Но, видно, не близко было до Юлькиной свадьбы. Очень скоро узнали все, что живет она с прорабом Акоповым, что ему тридцать восемь лет, и что жена у него зубной врач, и что деньги у него вольные — даже списанный газик для охоты купил. И на машине той катают они в лес, а в рестораны не ходят — Акопов осторожничает. А вообще-то, человек неплохой, добрый, широкий и на стройке уважаемый. Только лысина у него, а на руках, на пальцах, с тыльной стороны волосы черные, как у зверя, растут.
— Не понимаю, — сказала Елизавета Михайловна. — Ты так говоришь, Юля, будто о чужом и далеком. Ведь ты не любишь его. Тогда зачем? Как определить это в нравственном смысле? Ты задумывалась?
— А подите вы со своей нравственностью, — со смешочком, однако сердито выговорила Юлька. — Меня, может, и любят за то, что безнравственная! А говорят, кто в молодости грешил, тот пуще всего за чужую нравственность потом беспокоится, а?
Елизавета Михайловна, сжав крупные, припухлые губы, глядела с насмешечкой: ну-ну. И так Юлька всем говорила «ты», даже Наде, а ей, единственной, «вы». Что ж, можно принять к сведению.
А Юлька, будто дразня, изощрялась больше. Почесывая худыми пальцами грудь, косясь на Елизавету Михайловну, позевывая, радостно объявляла:
— Ой, скучает, дьявол! Ну, фиг-то он теперь получит. А то ишь, заскучал.
— Верно, Юлюшка, — соглашалась Ксенофонтовна, — у него на то жена есть. А ты больше с женатыми не вяжись.
— Да холостые-то, Ксенофонтовна, без того тоже гулять не будут. Все теперь грамотные, подлюки. На них поглядишь только, а у них и руки наготове.

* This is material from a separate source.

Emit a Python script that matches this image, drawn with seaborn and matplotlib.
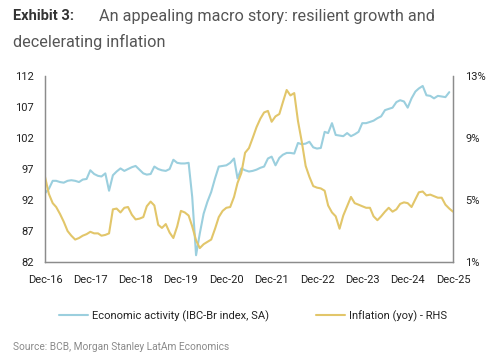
import numpy as np
import pandas as pd
import matplotlib
matplotlib.use("Agg")
import matplotlib.pyplot as plt
import seaborn as sns

# ==========================================================
# DATA (monthly)
# ==========================================================

ACTIVITY_START = "2016-12-01"
activity = [
    93.1, 93.8, 95.1, 95.1, 94.9, 94.8, 95.1, 95.2, 95.1, 94.9, 95.3, 95.4,
    96.8, 96.2, 95.9, 95.8, 96.3, 93.5, 96.0, 96.6, 97.1, 96.7, 97.0, 97.3,
    97.5, 96.9, 96.3, 96.1, 96.2, 97.4, 97.0, 96.8, 96.7, 97.0, 98.5, 98.0,
    97.9, 97.9, 98.0, 92.5, 83.1, 86.6, 89.8, 91.7, 93.3, 95.5, 97.4, 97.5,
    97.6, 98.0, 98.7, 95.5, 97.1, 96.8, 96.6, 96.7, 96.9, 97.2, 97.4, 98.7,
    99.0, 97.6, 98.8, 99.3, 99.6, 99.6, 99.5, 101.2, 101.0, 101.1, 101.4, 100.5,
    100.3, 100.4, 103.0, 102.8, 104.4, 102.5, 102.4, 102.3, 102.8, 102.3, 102.6, 103.0,
    104.4, 104.4, 104.6, 104.8, 105.2, 105.5, 106.5, 106.7, 106.9, 107.8, 108.1, 107.9,
    106.9, 108.4, 109.5, 110.0, 110.4, 108.9, 108.8, 108.4, 108.8, 108.7, 108.6, 109.4,
]

inflation = [
    6.5, 5.4, 4.8, 4.55, 4.1, 3.6, 3.0, 2.7, 2.45, 2.55, 2.7, 2.8,
    2.95, 2.85, 2.85, 2.7, 2.75, 2.85, 4.4, 4.45, 4.2, 4.5, 4.55, 4.05,
    3.75, 3.8, 3.9, 4.6, 4.9, 4.65, 3.4, 3.2, 3.45, 2.9, 2.55, 3.3,
    4.3, 4.2, 4.0, 3.3, 2.4, 1.9, 2.15, 2.3, 2.45, 3.15, 3.9, 4.3,
    4.5, 4.55, 5.2, 6.1, 6.75, 8.05, 8.35, 9.0, 9.7, 10.25, 10.65, 10.75,
    10.05, 10.4, 10.55, 11.3, 12.1, 11.75, 11.9, 10.1, 8.75, 7.2, 6.5, 5.9,
    5.8, 5.75, 5.6, 4.65, 4.2, 3.95, 3.15, 4.0, 4.6, 5.2, 4.8, 4.7,
    4.6, 4.5, 4.5, 3.95, 3.7, 3.95, 4.25, 4.5, 4.25, 4.4, 4.75, 4.85,
    4.8, 4.55, 5.05, 5.5, 5.55, 5.3, 5.35, 5.25, 5.15, 5.15, 4.7, 4.45,
    4.25,
]

left_ticks = [82, 87, 92, 97, 102, 107, 112]
right_ticks = [1, 5, 9, 13]
x_tick_years = list(range(2016, 2026))

BLUE = "#9bcfde"
YELLOW = "#e2c66a"
TEXT = "#222222"
GRID = "#8c8c8c"

# ==========================================================
# FRAMES
# ==========================================================

act_df = pd.DataFrame({
    "date": pd.date_range(ACTIVITY_START, periods=len(activity), freq="MS"),
    "value": activity,
})
inf_df = pd.DataFrame({
    "date": pd.date_range(ACTIVITY_START, periods=len(inflation), freq="MS"),
    "value": inflation,
})

# ==========================================================
# PLOT
# ==========================================================

sns.set_style("white")
plt.rcParams["font.family"] = ["Roboto", "DejaVu Sans"]

fig = plt.figure(figsize=(5.0, 3.57), dpi=100)
ax = fig.add_axes([0.09, 0.266, 0.816, 0.521])
ax2 = ax.twinx()

sns.lineplot(data=act_df, x="date", y="value", ax=ax, color=BLUE,
             linewidth=1.5, label="Economic activity (IBC-Br index, SA)", legend=False)
sns.lineplot(data=inf_df, x="date", y="value", ax=ax2, color=YELLOW,
             linewidth=1.5, label="Inflation (yoy) - RHS", legend=False)

ax.set_ylim(82, 112)
ax.set_yticks(left_ticks)
ax.set_yticklabels([str(t) for t in left_ticks])
ax2.set_ylim(1, 13)
ax2.set_yticks(right_ticks)
ax2.set_yticklabels([f"{t}%" for t in right_ticks])

ax.set_xlim(pd.Timestamp("2016-12-01"), pd.Timestamp("2025-12-01"))
xt = [pd.Timestamp(f"{y}-12-01") for y in x_tick_years]
ax.set_xticks(xt)
ax.set_xticklabels([f"Dec-{str(y)[2:]}" for y in x_tick_years])

for a in (ax, ax2):
    a.set_xlabel("")
    a.set_ylabel("")
    a.spines["top"].set_visible(False)
    for s in ("left", "right", "bottom"):
        a.spines[s].set_color(GRID)
        a.spines[s].set_linewidth(0.9)
    a.tick_params(axis="both", length=0, labelsize=8, colors=TEXT)
    a.grid(False)
ax.tick_params(axis="y", pad=8)
ax2.tick_params(axis="y", pad=9)
ax.tick_params(axis="x", pad=9)

# legend
h1, l1 = ax.get_legend_handles_labels()
h2, l2 = ax2.get_legend_handles_labels()
fig.legend(h1 + h2, l1 + l2, loc="center", bbox_to_anchor=(0.506, 0.115),
           ncol=2, frameon=False, fontsize=8, handlelength=2.6,
           handletextpad=0.3, columnspacing=4.3, labelcolor=TEXT)

# titles
fig.text(0.026, 0.955, "Exhibit 3:", fontsize=10.5, fontweight="bold",
         color="#333333", va="center")
fig.text(0.198, 0.955, "An appealing macro story: resilient growth and",
         fontsize=11.7, color="#555555", va="center")
fig.text(0.026, 0.882, "decelerating inflation", fontsize=11.7,
         color="#555555", va="center")
fig.text(0.026, 0.028, "Source: BCB, Morgan Stanley LatAm Economics",
         fontsize=7.3, color="#8a8a8a", va="center")

fig.savefig("out.png", dpi=100)
plt.close(fig)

— А по рукам и ударить можно, — высказалась задумчиво бледная, бескровная Сима, которую только привезли из операционной. Все уже знали, что Симе двадцать шесть, а у нее трое детей, и женщины, страшно обеспокоенные, с утра учили ее, как избегать беременности, хотя большинство лежало здесь по тому же поводу.